• **Goal**
Everything in the listing except the pictures should be written out exactly.

• **Stored data**

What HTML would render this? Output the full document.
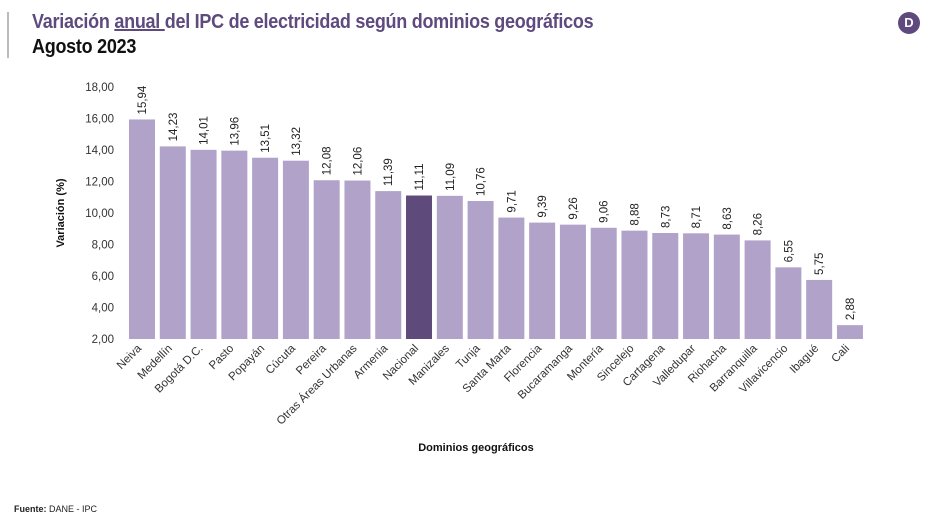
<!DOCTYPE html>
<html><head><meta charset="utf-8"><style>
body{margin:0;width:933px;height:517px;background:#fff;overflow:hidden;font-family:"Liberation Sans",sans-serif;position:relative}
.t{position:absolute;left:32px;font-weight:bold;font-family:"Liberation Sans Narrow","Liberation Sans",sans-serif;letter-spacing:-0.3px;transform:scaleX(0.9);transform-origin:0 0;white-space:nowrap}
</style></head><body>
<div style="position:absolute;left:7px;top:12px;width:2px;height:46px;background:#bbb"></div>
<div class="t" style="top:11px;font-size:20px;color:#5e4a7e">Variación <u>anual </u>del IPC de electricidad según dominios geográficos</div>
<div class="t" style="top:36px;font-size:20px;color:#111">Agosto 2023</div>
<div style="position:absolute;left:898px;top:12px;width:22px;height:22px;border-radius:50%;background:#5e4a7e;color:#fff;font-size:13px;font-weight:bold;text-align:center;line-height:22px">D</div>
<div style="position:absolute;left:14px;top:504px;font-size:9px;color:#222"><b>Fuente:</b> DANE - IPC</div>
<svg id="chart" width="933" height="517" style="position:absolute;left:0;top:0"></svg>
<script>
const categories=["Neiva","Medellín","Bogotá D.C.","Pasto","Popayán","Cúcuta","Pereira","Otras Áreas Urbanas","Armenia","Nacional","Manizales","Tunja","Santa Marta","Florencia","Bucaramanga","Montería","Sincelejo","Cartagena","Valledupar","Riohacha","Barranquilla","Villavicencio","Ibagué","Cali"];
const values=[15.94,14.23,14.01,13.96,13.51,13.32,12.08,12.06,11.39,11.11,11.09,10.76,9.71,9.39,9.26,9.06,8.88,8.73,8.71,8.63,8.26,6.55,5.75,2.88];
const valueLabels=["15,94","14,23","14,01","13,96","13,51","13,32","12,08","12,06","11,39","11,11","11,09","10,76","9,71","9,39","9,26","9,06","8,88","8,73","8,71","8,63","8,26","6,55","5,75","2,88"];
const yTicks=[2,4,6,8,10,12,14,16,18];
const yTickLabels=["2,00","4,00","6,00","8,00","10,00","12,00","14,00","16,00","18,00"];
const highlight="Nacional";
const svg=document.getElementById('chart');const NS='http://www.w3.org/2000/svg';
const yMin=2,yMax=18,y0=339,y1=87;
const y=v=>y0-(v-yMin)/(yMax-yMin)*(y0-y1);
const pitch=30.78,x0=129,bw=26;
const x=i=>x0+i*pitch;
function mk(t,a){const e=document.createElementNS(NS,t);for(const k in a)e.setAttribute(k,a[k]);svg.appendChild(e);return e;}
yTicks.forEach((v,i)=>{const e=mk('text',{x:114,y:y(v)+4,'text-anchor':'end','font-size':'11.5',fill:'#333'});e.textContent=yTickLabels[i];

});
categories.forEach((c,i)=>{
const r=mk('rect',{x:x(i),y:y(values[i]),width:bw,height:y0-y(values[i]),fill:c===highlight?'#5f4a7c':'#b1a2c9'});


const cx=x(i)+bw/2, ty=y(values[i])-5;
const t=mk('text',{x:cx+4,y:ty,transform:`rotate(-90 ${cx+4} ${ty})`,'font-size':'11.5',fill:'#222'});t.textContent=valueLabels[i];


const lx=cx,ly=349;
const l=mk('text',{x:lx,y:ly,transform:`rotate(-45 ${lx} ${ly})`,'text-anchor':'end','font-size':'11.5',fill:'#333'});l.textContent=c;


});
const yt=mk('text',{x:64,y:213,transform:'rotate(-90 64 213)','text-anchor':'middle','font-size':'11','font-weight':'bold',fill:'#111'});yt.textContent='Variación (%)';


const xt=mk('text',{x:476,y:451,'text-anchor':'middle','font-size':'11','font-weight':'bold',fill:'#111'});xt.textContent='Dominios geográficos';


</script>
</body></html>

• **Answer to this problem**
What HTML would render this? Output the full document.
<!DOCTYPE html>
<html><head><meta charset="utf-8"><style>
body{margin:0;width:933px;height:517px;background:#fff;overflow:hidden;font-family:"Liberation Sans",sans-serif;position:relative}
.t{position:absolute;left:32px;font-weight:bold;font-family:"Liberation Sans Narrow","Liberation Sans",sans-serif;letter-spacing:-0.3px;transform:scaleX(0.9);transform-origin:0 0;white-space:nowrap}
</style></head><body>
<div style="position:absolute;left:7px;top:12px;width:2px;height:46px;background:#bbb"></div>
<div class="t" style="top:11px;font-size:20px;color:#5e4a7e">Variación <u>anual </u>del IPC de electricidad según dominios geográficos</div>
<div class="t" style="top:36px;font-size:20px;color:#111">Agosto 2023</div>
<div style="position:absolute;left:898px;top:12px;width:22px;height:22px;border-radius:50%;background:#5e4a7e;color:#fff;font-size:13px;font-weight:bold;text-align:center;line-height:22px">D</div>
<div style="position:absolute;left:14px;top:504px;font-size:9px;color:#222"><b>Fuente:</b> DANE - IPC</div>
<svg id="chart" width="933" height="517" style="position:absolute;left:0;top:0"></svg>
<script>
const categories=["Neiva","Medellín","Bogotá D.C.","Pasto","Popayán","Cúcuta","Pereira","Otras Áreas Urbanas","Armenia","Nacional","Manizales","Tunja","Santa Marta","Florencia","Bucaramanga","Montería","Sincelejo","Cartagena","Valledupar","Riohacha","Barranquilla","Villavicencio","Ibagué","Cali"];
const values=[15.94,14.23,14.01,13.96,13.51,13.32,12.08,12.06,11.39,11.11,11.09,10.76,9.71,9.39,9.26,9.06,8.88,8.73,8.71,8.63,8.26,6.55,5.75,2.88];
const valueLabels=["15,94","14,23","14,01","13,96","13,51","13,32","12,08","12,06","11,39","11,11","11,09","10,76","9,71","9,39","9,26","9,06","8,88","8,73","8,71","8,63","8,26","6,55","5,75","2,88"];
const yTicks=[2,4,6,8,10,12,14,16,18];
const yTickLabels=["2,00","4,00","6,00","8,00","10,00","12,00","14,00","16,00","18,00"];
const highlight="Nacional";
const svg=document.getElementById('chart');const NS='http://www.w3.org/2000/svg';
const yMin=2,yMax=18,y0=339,y1=87;
const y=v=>y0-(v-yMin)/(yMax-yMin)*(y0-y1);
const pitch=30.78,x0=129,bw=26;
const x=i=>x0+i*pitch;
function mk(t,a){const e=document.createElementNS(NS,t);for(const k in a)e.setAttribute(k,a[k]);svg.appendChild(e);return e;}
yTicks.forEach((v,i)=>{const e=mk('text',{x:114,y:y(v)+4,'text-anchor':'end','font-size':'11.5',fill:'#333'});e.textContent=yTickLabels[i];

});
categories.forEach((c,i)=>{
const r=mk('rect',{x:x(i),y:y(values[i]),width:bw,height:y0-y(values[i]),fill:c===highlight?'#5f4a7c':'#b1a2c9'});


const cx=x(i)+bw/2, ty=y(values[i])-5;
const t=mk('text',{x:cx+4,y:ty,transform:`rotate(-90 ${cx+4} ${ty})`,'font-size':'11.5',fill:'#222'});t.textContent=valueLabels[i];


const lx=cx,ly=349;
const l=mk('text',{x:lx,y:ly,transform:`rotate(-45 ${lx} ${ly})`,'text-anchor':'end','font-size':'11.5',fill:'#333'});l.textContent=c;


});
const yt=mk('text',{x:64,y:213,transform:'rotate(-90 64 213)','text-anchor':'middle','font-size':'11','font-weight':'bold',fill:'#111'});yt.textContent='Variación (%)';


const xt=mk('text',{x:476,y:451,'text-anchor':'middle','font-size':'11','font-weight':'bold',fill:'#111'});xt.textContent='Dominios geográficos';


</script>
</body></html>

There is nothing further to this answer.